Proprietary Networks
“By joining 3Com with Hewlett-Packard, we have created the No. 2 networking company,” Donatelli said in an interview. “Customers have been frustrated by the fact that their networks have been proprietary, they’ve been slow to change, they’ve been very high-cost relative to other things they buy.”
3Com has 2,400 engineers in China who will join Hewlett- Packard to work on research and products, Donatelli said.
3Com gets about half of its revenue from sales in China, the byproduct of a joint venture it since ended with Huawei Technologies Co. The company has been working to expand to corporate customers outside of China, using lower-cost products as a wedge to counter Cisco.
Directing Traffic
Both 3Com and Cisco make routers and switches, hardware products that direct network traffic. Large companies typically buy switches to transmit data, while phone carriers tend to purchase routers, which are more expensive.
“Cisco is very confident in our business strategy, commitment to product innovation and ability to provide strategic business value to our customers in a highly competitive marketplace,” Terry Alberstein, a spokesman for San Jose, California-based Cisco, said in an e-mail.
3Com was second to Cisco in the market for computer networking equipment before its sales spiraled down starting in the late 1990s. The company recorded revenue of $5.6 billion in 1997 and less than half that four years later after the bursting of the technology bubble.

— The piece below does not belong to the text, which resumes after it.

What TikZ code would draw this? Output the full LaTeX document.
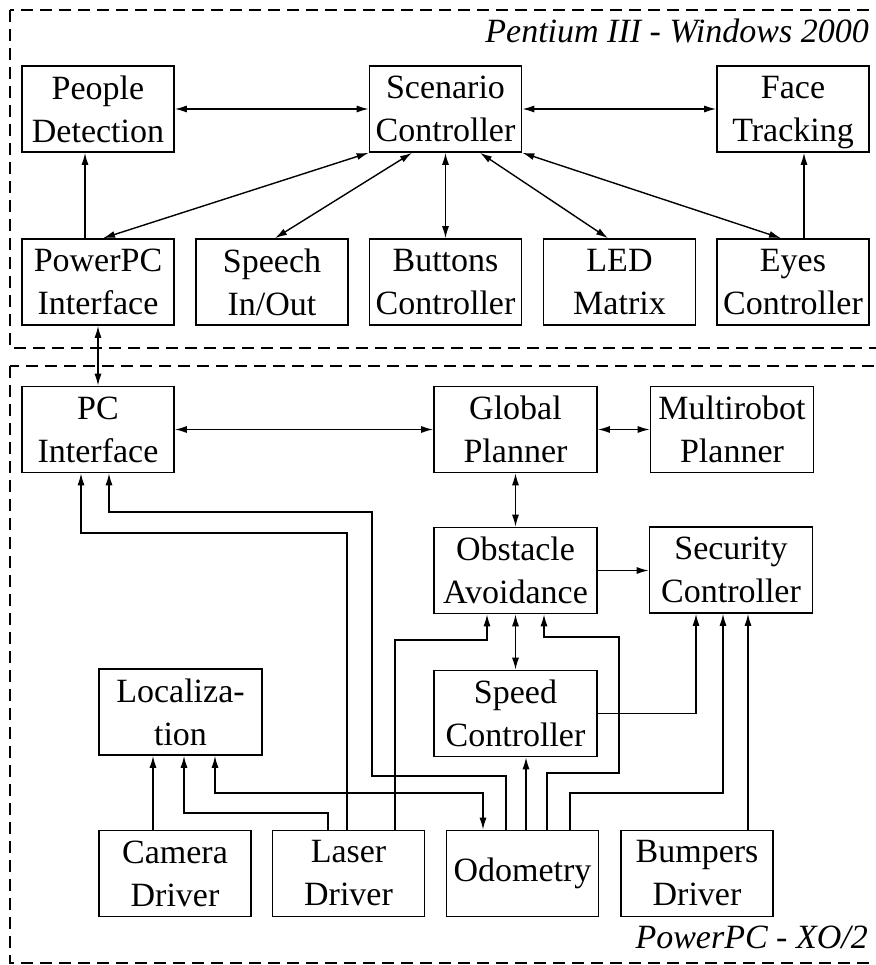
\documentclass[tikz,border=0pt]{standalone}
\usepackage{fontspec}
\setmainfont{Liberation Serif}
\usetikzlibrary{arrows.meta}
\newcommand{\nodepth}[1]{\raisebox{0pt}[\height][0pt]{#1}}
\begin{document}
\begin{tikzpicture}[x=1pt,y=-1pt,
  box/.style={draw, line width=1.6pt, minimum width=152pt, minimum height=86pt, inner sep=0pt, align=center, font=\fontsize{34}{43}\selectfont},
  wbox/.style={box, minimum width=163pt},
  conn/.style={line width=1.4pt},
  arr/.style={conn, -{Latex[length=12pt,width=7pt]}},
  darr/.style={conn, {Latex[length=12pt,width=7pt]}-{Latex[length=12pt,width=7pt]}},
  zone/.style={line width=1.6pt, dash pattern=on 12pt off 7pt},
  zlabel/.style={font=\fontsize{34}{43}\selectfont\itshape, inner sep=0pt}]
\useasboundingbox (0,0) rectangle (875,965);
% zones
\draw[zone] (10,10) rectangle (890,348);
\draw[zone] (10,366) rectangle (890,963);
\node[zlabel, anchor=base east] (ztop) at (869,43) {Pentium III - Windows 2000};
\node[zlabel, anchor=base east] (zbot) at (868,948) {PowerPC - XO/2};
% top nodes
\node[box] (ppl) at (98,109) {People\\Detection};
\node[box] (scen) at (445.5,109) {Scenario\\Controller};
\node[box] (face) at (793,109) {Face\\\nodepth{Tracking}};
\node[box] (ppc) at (98,282) {PowerPC\\Interface};
\node[box] (speech) at (272,282) {Speech\\In/Out};
\node[box] (btn) at (445.5,282) {Buttons\\Controller};
\node[box] (led) at (619.5,282) {LED\\Matrix};
\node[box] (eyes) at (793,282) {Eyes\\Controller};
% bottom nodes
\node[box] (pci) at (98,429.5) {PC\\Interface};
\node[wbox] (glob) at (515.5,429.5) {Global\\Planner};
\node[wbox] (multi) at (732,429.5) {Multirobot\\Planner};
\node[wbox] (obst) at (515.5,570.5) {Obstacle\\Avoidance};
\node[wbox] (sec) at (731,570) {Security\\Controller};
\node[wbox] (loc) at (180.5,712) {Localiza-\\tion};
\node[wbox] (speed) at (515.5,713.5) {Speed\\Controller};
\node[box] (cam) at (175,873.5) {Camera\\Driver};
\node[box] (laser) at (348.5,873.5) {Laser\\Driver};
\node[box] (odo) at (522.5,873.5) {Odometry};
\node[box] (bump) at (697,873.5) {Bumpers\\Driver};
% top connectors
\draw[darr] (ppl.east) -- (scen.west);
\draw[darr] (scen.east) -- (face.west);
\draw[arr] ([xshift=-13pt]ppc.north) -- ([xshift=-13pt]ppl.south);
\draw[arr] ([xshift=11pt]eyes.north) -- ([xshift=11pt]face.south);
\draw[darr] (scen.south west) -- ([xshift=5pt]ppc.north);
\draw[darr] ([xshift=-33.5pt]scen.south) -- ([xshift=3pt]speech.north);
\draw[darr] (scen.south) -- (btn.north);
\draw[darr] ([xshift=34.5pt]scen.south) -- ([xshift=-11.5pt]led.north);
\draw[darr] (scen.south east) -- ([xshift=-12pt]eyes.north);
\draw[darr] (ppc.south) -- (pci.north);
% bottom connectors
\draw[darr] (pci.east) -- (glob.west);
\draw[darr] (glob.east) -- (multi.west);
\draw[darr] (glob.south) -- (obst.north);
\draw[arr] (obst.east) -- (obst.east -| sec.west);
\draw[darr] (obst.south) -- (speed.north);
\draw[arr] ([xshift=-22pt]cam.north) -- ([xshift=-27.5pt]loc.south);
\draw[arr] ([xshift=-20.5pt]laser.north) |- (184,813) -- ([xshift=3.5pt]loc.south);
\draw[darr] ([xshift=34.5pt]loc.south) |- (483,793) -- ([xshift=-39.5pt]odo.north);
\draw[arr] ([xshift=-1.5pt]laser.north) |- (81,533) -- ([xshift=-17pt]pci.south);
\draw[arr] ([xshift=46.5pt]laser.north) |- (487,640) -- ([xshift=-28.5pt]obst.south);
\draw[arr] ([xshift=-16.5pt]odo.north) |- (372,776) |- (109,512) -- ([xshift=11pt]pci.south);
\draw[arr] ([xshift=3.5pt]odo.north) -- ([xshift=10.5pt]speed.south);
\draw[arr] ([xshift=24.5pt]odo.north) |- (619,773) |- (544,637) -- ([xshift=28.5pt]obst.south);
\draw[arr] ([xshift=47.5pt]odo.north) |- (723,793) -- ([xshift=-8pt]sec.south);
\draw[arr] (speed.east) -| ([xshift=-35pt]sec.south);
\draw[arr] ([xshift=51pt]bump.north) -- ([xshift=17pt]sec.south);
\end{tikzpicture}
\end{document}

Cisco rebounded, taking sales from competitors such as 3Com, and is more than four times bigger than it was in 1998.
In 2003, 3Com left Silicon Valley, moving to Massachusetts from Santa Clara, California. The company owned the naming rights to the home stadium of the National Football League’s San Francisco 49ers between 1996 and 2002.
Canceled Buyout
Robert Mao became CEO in April 2008, replacing Edgar Masri a month after a previous takeover was thwarted. 3Com had agreed in September 2007 to be bought for $2.2 billion by Huawei and private-equity firm Bain Capital LLC. The deal was withdrawn after some U.S. lawmakers said it would put 3Com’s anti-hacking technology, used by the Defense Department, in Chinese hands.
The company now has a new product line, based on switches and routers it sold to China, and in September reported its first sale to a data center outside of China.
Shares of Brocade Communications Systems Inc., the largest maker of networking gear that connects storage computers, fell as much as 7 percent to $8.60 in late trading. Investors had speculated that Hewlett-Packard would buy Brocade after the Wall Street Journal reported last month that the company was shopping itself.
Morgan Stanley advised Hewlett-Packard on the deal, and Cleary Gottlieb was the company’s counsel. Goldman Sachs Group Inc. advised 3Com.
3Com’s brand has been damaged over the years, Yankee Group’s Kerravala said. Still, the Hewlett-Packard name should help.
“H-P’s strong brand and distribution capabilities can overcome those difficulties and allow it to leverage 3Com’s products to create an even more formidable competitor for Cisco,” he said.